Policiais das forças especiais, convencidos de que se tratava de um suicida, dispararam contra Jean Charles quando ele ia entrar no metrô em direção ao seu trabalho e o mataram com vários tiros na cabeça.
– Neste caso, um homem completamente inocente foi morto deliberadamente por agentes do Estado – lembrou na audiência, em junho de 2015, Hugh Southey, advogado da prima de Jean Charles, que apresentou o recurso ante o tribunal de Estrasburgo.
A representante das autoridades britânicas, Clare Montgomery, respondeu que os policiais não foram processados porque o Ministério Público considerou que estavam convencidos de que se tratava de um suicida. No entanto, a Scotland Yard foi alvo "em seu conjunto" de um procedimento judicial e condenada a pagar uma multa importante por suas falhas neste caso, acrescentou.
A legítima defesa em questão
Uma comissão de investigação independente da polícia havia decidido na época tomar ações disciplinares. E em 2008 uma investigação judicial sobre as circunstâncias da morte (procedimento sem acusado e, portanto, sem condenação possível) terminou em um veredicto aberto, já que o júri não pôde determinar se a polícia havia agido ou não em legítima defesa.

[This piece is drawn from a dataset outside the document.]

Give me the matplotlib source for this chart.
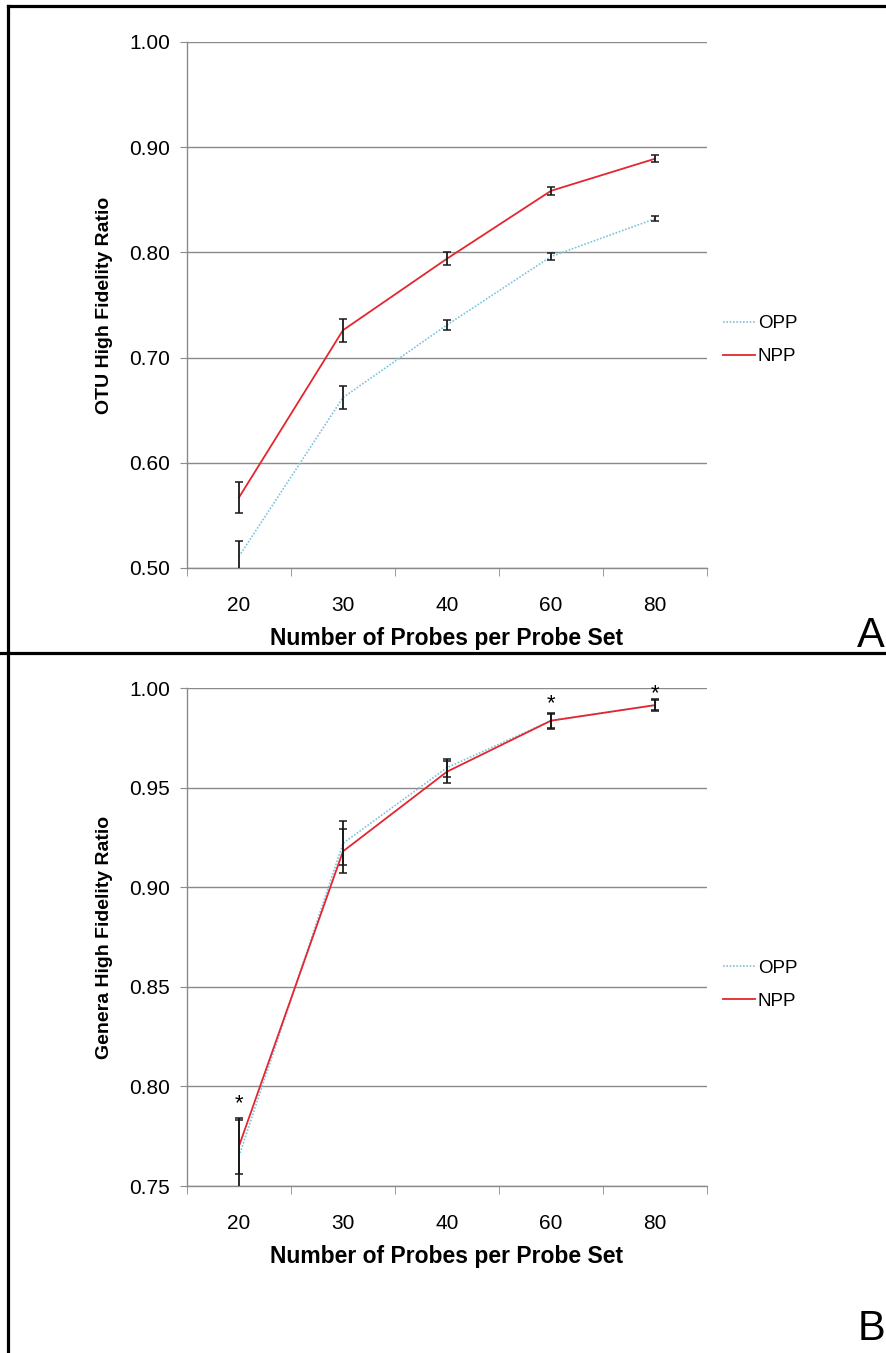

O TEDH considerou compreensível a frustração dos familiares da vítima, mas ao mesmo tempo afirmou que "a decisão de não lançar procedimentos judiciais contra nenhum dos agentes a título individual não se deveu a deficiências da investigação nem a uma cumplicidade ou tolerância do Estado" em relação à ação dos policiais.
Nos debates também foi tema central a definição da legítima defesa aplicada no Reino Unido: basta que os policiais demonstrem que "acreditaram honestamente" que a utilização da força era absolutamente necessária, sem a necessidade de apoiar esta convicção em argumentos razoáveis. Mas os juízes de Estrasburgo não consideraram que esta definição violava a Convenção Europeia de Direitos Humanos.
Nenhum parente da vítima nem o advogado da autora da ação acompanharam o veredicto, que foi pronunciado na presença do representante permanente britânico ante o Conselho da Europa, Christopher Yvon, que não quis fazer comentários.